Something must be wrong with making resolutions. Do you feel it too?
I understand the concept of New Year’s resolutions, and it’s a good concept. However, there must be something ineffective about setting a new resolution every January 1st. At my age if I had set a single new resolution every year and it worked, my life would be overflowing with activity/actions. I would eventually be Superman.
To be honest I set a resolve to lose weight in December 2017 – and 2016, 2014, 2012…
On a positive note, I set a goal to never drink a soda (diet or regular) two years ago in February. I set a resolve to ride my bike 17 years ago (22,000 miles and counting). I resolved in my early 20s to always save 10% of my income and to give another 10% to charity.
My best and most rewarding resolutions came when I was determined to make a change. There’s nothing magical about January 1st, except that I might feel compelled to try something new because it’s what you’re supposed to do. Unless I’m really understanding why I want to change, the odds are I won’t stick with it.

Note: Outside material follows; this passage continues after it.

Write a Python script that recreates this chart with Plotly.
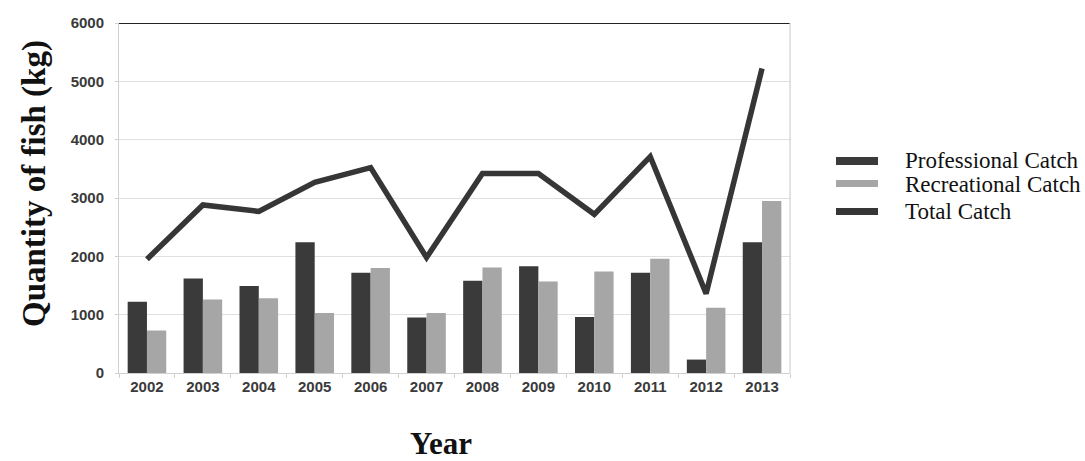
import plotly.graph_objects as go

years = ["2002", "2003", "2004", "2005", "2006", "2007",
         "2008", "2009", "2010", "2011", "2012", "2013"]
professional = [1220, 1620, 1490, 2240, 1720, 950, 1580, 1830, 960, 1720, 230, 2240]
recreational = [730, 1260, 1280, 1030, 1800, 1030, 1810, 1570, 1740, 1960, 1120, 2950]
total = [1950, 2880, 2770, 3270, 3520, 1980, 3420, 3420, 2720, 3710, 1360, 5220]
y_ticks = [0, 1000, 2000, 3000, 4000, 5000, 6000]

series_names = ["Professional Catch", "Recreational Catch", "Total Catch"]
series_colors = ["#3a3a3a", "#a6a6a6", "#363636"]

W, H = 1085, 461
L, R, T, B = 119, 295, 23, 88
PW, PH = W - L - R, H - T - B


def px_x(px):
    return (px - L) / PW


def px_y(py):
    return (H - B - py) / PH


fig = go.Figure()
fig.add_trace(go.Bar(x=years, y=professional, name=series_names[0],
                     marker=dict(color=series_colors[0], line=dict(width=0))))
fig.add_trace(go.Bar(x=years, y=recreational, name=series_names[1],
                     marker=dict(color=series_colors[1], line=dict(width=0))))
fig.add_trace(go.Scatter(x=years, y=total, name=series_names[2], mode="lines",
                         line=dict(color=series_colors[2], width=5.5)))

serif = "Liberation Serif, Times New Roman, serif"
sans = "Liberation Sans, Arial, sans-serif"

annotations = [
    dict(text="<b>Quantity of fish (kg)</b>", textangle=-90, xref="paper", yref="paper",
         x=px_x(34), y=px_y(184), xanchor="center", yanchor="middle", showarrow=False,
         font=dict(family=serif, size=33, color="#111")),
    dict(text="<b>Year</b>", xref="paper", yref="paper",
         x=px_x(441), y=px_y(443), xanchor="center", yanchor="middle", showarrow=False,
         font=dict(family=serif, size=31, color="#111")),
]
shapes = [
    # dark rule along the top of the plot area
    dict(type="line", xref="paper", yref="y", x0=0, x1=1, y0=6000, y1=6000,
         line=dict(color="#222", width=2)),
    # light frame on the right side
    dict(type="line", xref="paper", yref="paper", x0=1, x1=1, y0=0, y1=1,
         line=dict(color="#c8c8c8", width=1)),
]

# legend key: swatch bars with labels to their right
legend_rows = [(157, 165, 161), (180, 187, 184), (208, 215, 211)]
for name, color, (y0, y1, yc) in zip(series_names, series_colors, legend_rows):
    shapes.append(dict(type="rect", xref="paper", yref="paper",
                       x0=px_x(836), x1=px_x(878), y0=px_y(y1), y1=px_y(y0),
                       fillcolor=color, line=dict(width=0)))
    annotations.append(dict(text=name, xref="paper", yref="paper",
                            x=px_x(903), y=px_y(yc), xanchor="left", yanchor="middle",
                            showarrow=False, font=dict(family=serif, size=23, color="#111")))

fig.update_layout(
    width=W, height=H,
    margin=dict(l=L, r=R, t=T, b=B),
    paper_bgcolor="white", plot_bgcolor="white",
    barmode="group", bargap=0.31, bargroupgap=0,
    showlegend=False,
    xaxis=dict(type="category",
               tickfont=dict(family=sans, size=15, color="#3a3a3a", weight="bold"),
               showline=True, linecolor="#d0d0d0", ticks="outside", ticklen=4,
               tickcolor="#d0d0d0", tickson="boundaries", showgrid=False),
    yaxis=dict(range=[0, 6000], tickvals=y_ticks,
               tickfont=dict(family=sans, size=15, color="#3a3a3a", weight="bold"),
               showgrid=True, gridcolor="#e0e0e0", gridwidth=1, zeroline=False,
               showline=True, linecolor="#d0d0d0", ticks="outside", ticklen=3,
               tickcolor="#d0d0d0", ticklabelstandoff=8),
    annotations=annotations,
    shapes=shapes,
)

fig.write_html("out.html")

To me I desire consistency in my life: good habits, simple habits applied day in and day out over the long term. Starting and failing does me no good; in fact it frustrates me. I have to wait until my mental state is ready to make real changes.
Financial success comes in the same way: consistent disciplines practiced over a lifetime. It’s also true that it is never too late to improve your situation, but don’t try and do everything at once, especially if you are not ready. When you are sick and tired of being sick and tired, resolve to make real change in your life regardless of the date on the calendar.
When you click the following link to another blog on our website, you’ll find a list of financial disciplines that we promote.
Read through the list and find something in your life that is ready to be improved, something you can resolve to change for the better.
Here is some full disclosure: This year I resolve to lose weight…wait…a better resolution is that my goal is to eat “clean,” i.e. more fresh fruits, vegetables and lean meats all in proper portion size. I will record my eating to make sure I’m hitting my daily intake goals, with no more mindless snacking. Maybe my energy will improve so I can ride my bike more, and as a result I might also lose weight. You can hold me accountable.